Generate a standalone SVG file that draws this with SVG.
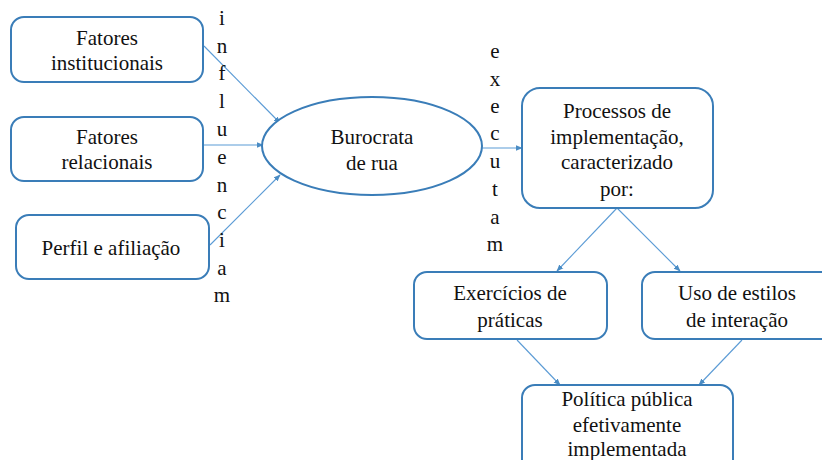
<svg xmlns="http://www.w3.org/2000/svg" width="822" height="460" viewBox="0 0 822 460">
<defs>
<marker id="ah" viewBox="0 0 10 10" refX="9" refY="5" markerWidth="7" markerHeight="7" orient="auto" markerUnits="userSpaceOnUse">
<path d="M0,1 L10,5 L0,9 z" fill="#4a8cc4"/>
</marker>
<style>
.box{fill:#fff;stroke:#3a7db8;stroke-width:2}
text{font-family:"Liberation Serif","Times New Roman",Times,Tinos,"Noto Serif","DejaVu Serif",FreeSerif,serif;font-size:21px;fill:#111;text-anchor:middle}
.c{stroke:#5b9bd5;stroke-width:1.1;fill:none;marker-end:url(#ah)}
</style>
</defs>
<rect width="822" height="460" fill="#fff"/>
<g id="connectors">
<line class="c" x1="204" y1="46" x2="280" y2="123"/>
<line class="c" x1="204" y1="145" x2="263" y2="145"/>
<line class="c" x1="210" y1="245" x2="280" y2="175"/>
<line class="c" x1="482" y1="148" x2="522" y2="148"/>
<line class="c" x1="617" y1="208" x2="557" y2="271"/>
<line class="c" x1="617" y1="208" x2="680" y2="271"/>
<line class="c" x1="517" y1="340" x2="560" y2="385"/>
<line class="c" x1="742" y1="340" x2="699" y2="385"/>
</g>
<g id="n1">
<rect class="box" x="11" y="17" width="192" height="65" rx="13"/>
<text x="107" y="45">Fatores</text>
<text x="107" y="70">institucionais</text>
</g>
<g id="n2">
<rect class="box" x="11" y="117" width="192" height="64" rx="13"/>
<text x="107" y="144">Fatores</text>
<text x="107" y="169">relacionais</text>
</g>
<g id="n3">
<rect class="box" x="16" y="215" width="193" height="64" rx="13"/>
<text x="111" y="255">Perfil e afiliação</text>
</g>
<g id="label-influenciam">
<text x="222" y="25">i</text>
<text x="222" y="53">n</text>
<text x="222" y="80">f</text>
<text x="222" y="108">l</text>
<text x="222" y="136">u</text>
<text x="222" y="164">e</text>
<text x="222" y="192">n</text>
<text x="222" y="219">c</text>
<text x="222" y="247">i</text>
<text x="222" y="275">a</text>
<text x="222" y="302">m</text>
</g>
<g id="n4">
<ellipse class="box" cx="372" cy="146" rx="110" ry="49"/>
<text x="372" y="144">Burocrata</text>
<text x="372" y="170">de rua</text>
</g>
<g id="label-executam">
<text x="495" y="58">e</text>
<text x="495" y="86">x</text>
<text x="495" y="113">e</text>
<text x="495" y="140">c</text>
<text x="495" y="168">u</text>
<text x="495" y="196">t</text>
<text x="495" y="224">a</text>
<text x="495" y="251">m</text>
</g>
<g id="n5">
<rect class="box" x="522" y="88" width="191" height="120" rx="18"/>
<text x="617" y="118">Processos de</text>
<text x="617" y="144">implementação,</text>
<text x="617" y="169">caracterizado</text>
<text x="617" y="196">por:</text>
</g>
<g id="n6">
<rect class="box" x="414" y="272" width="193" height="67" rx="13"/>
<text x="510" y="300">Exercícios de</text>
<text x="510" y="327">práticas</text>
</g>
<g id="n7">
<rect class="box" x="642" y="272" width="192" height="67" rx="13"/>
<text x="737" y="300">Uso de estilos</text>
<text x="737" y="327">de interação</text>
</g>
<g id="n8">
<rect class="box" x="522" y="385" width="211" height="90" rx="13"/>
<text x="627" y="406">Política pública</text>
<text x="627" y="432">efetivamente</text>
<text x="627" y="456">implementada</text>
</g>
</svg>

____________

**PROBLEM TO WORK ON**
Extract every line of the data exactly; pictures stay out.

**REPLY**
Generate a standalone SVG file that draws this with SVG.
<svg xmlns="http://www.w3.org/2000/svg" width="822" height="460" viewBox="0 0 822 460">
<defs>
<marker id="ah" viewBox="0 0 10 10" refX="9" refY="5" markerWidth="7" markerHeight="7" orient="auto" markerUnits="userSpaceOnUse">
<path d="M0,1 L10,5 L0,9 z" fill="#4a8cc4"/>
</marker>
<style>
.box{fill:#fff;stroke:#3a7db8;stroke-width:2}
text{font-family:"Liberation Serif","Times New Roman",Times,Tinos,"Noto Serif","DejaVu Serif",FreeSerif,serif;font-size:21px;fill:#111;text-anchor:middle}
.c{stroke:#5b9bd5;stroke-width:1.1;fill:none;marker-end:url(#ah)}
</style>
</defs>
<rect width="822" height="460" fill="#fff"/>
<g id="connectors">
<line class="c" x1="204" y1="46" x2="280" y2="123"/>
<line class="c" x1="204" y1="145" x2="263" y2="145"/>
<line class="c" x1="210" y1="245" x2="280" y2="175"/>
<line class="c" x1="482" y1="148" x2="522" y2="148"/>
<line class="c" x1="617" y1="208" x2="557" y2="271"/>
<line class="c" x1="617" y1="208" x2="680" y2="271"/>
<line class="c" x1="517" y1="340" x2="560" y2="385"/>
<line class="c" x1="742" y1="340" x2="699" y2="385"/>
</g>
<g id="n1">
<rect class="box" x="11" y="17" width="192" height="65" rx="13"/>
<text x="107" y="45">Fatores</text>
<text x="107" y="70">institucionais</text>
</g>
<g id="n2">
<rect class="box" x="11" y="117" width="192" height="64" rx="13"/>
<text x="107" y="144">Fatores</text>
<text x="107" y="169">relacionais</text>
</g>
<g id="n3">
<rect class="box" x="16" y="215" width="193" height="64" rx="13"/>
<text x="111" y="255">Perfil e afiliação</text>
</g>
<g id="label-influenciam">
<text x="222" y="25">i</text>
<text x="222" y="53">n</text>
<text x="222" y="80">f</text>
<text x="222" y="108">l</text>
<text x="222" y="136">u</text>
<text x="222" y="164">e</text>
<text x="222" y="192">n</text>
<text x="222" y="219">c</text>
<text x="222" y="247">i</text>
<text x="222" y="275">a</text>
<text x="222" y="302">m</text>
</g>
<g id="n4">
<ellipse class="box" cx="372" cy="146" rx="110" ry="49"/>
<text x="372" y="144">Burocrata</text>
<text x="372" y="170">de rua</text>
</g>
<g id="label-executam">
<text x="495" y="58">e</text>
<text x="495" y="86">x</text>
<text x="495" y="113">e</text>
<text x="495" y="140">c</text>
<text x="495" y="168">u</text>
<text x="495" y="196">t</text>
<text x="495" y="224">a</text>
<text x="495" y="251">m</text>
</g>
<g id="n5">
<rect class="box" x="522" y="88" width="191" height="120" rx="18"/>
<text x="617" y="118">Processos de</text>
<text x="617" y="144">implementação,</text>
<text x="617" y="169">caracterizado</text>
<text x="617" y="196">por:</text>
</g>
<g id="n6">
<rect class="box" x="414" y="272" width="193" height="67" rx="13"/>
<text x="510" y="300">Exercícios de</text>
<text x="510" y="327">práticas</text>
</g>
<g id="n7">
<rect class="box" x="642" y="272" width="192" height="67" rx="13"/>
<text x="737" y="300">Uso de estilos</text>
<text x="737" y="327">de interação</text>
</g>
<g id="n8">
<rect class="box" x="522" y="385" width="211" height="90" rx="13"/>
<text x="627" y="406">Política pública</text>
<text x="627" y="432">efetivamente</text>
<text x="627" y="456">implementada</text>
</g>
</svg>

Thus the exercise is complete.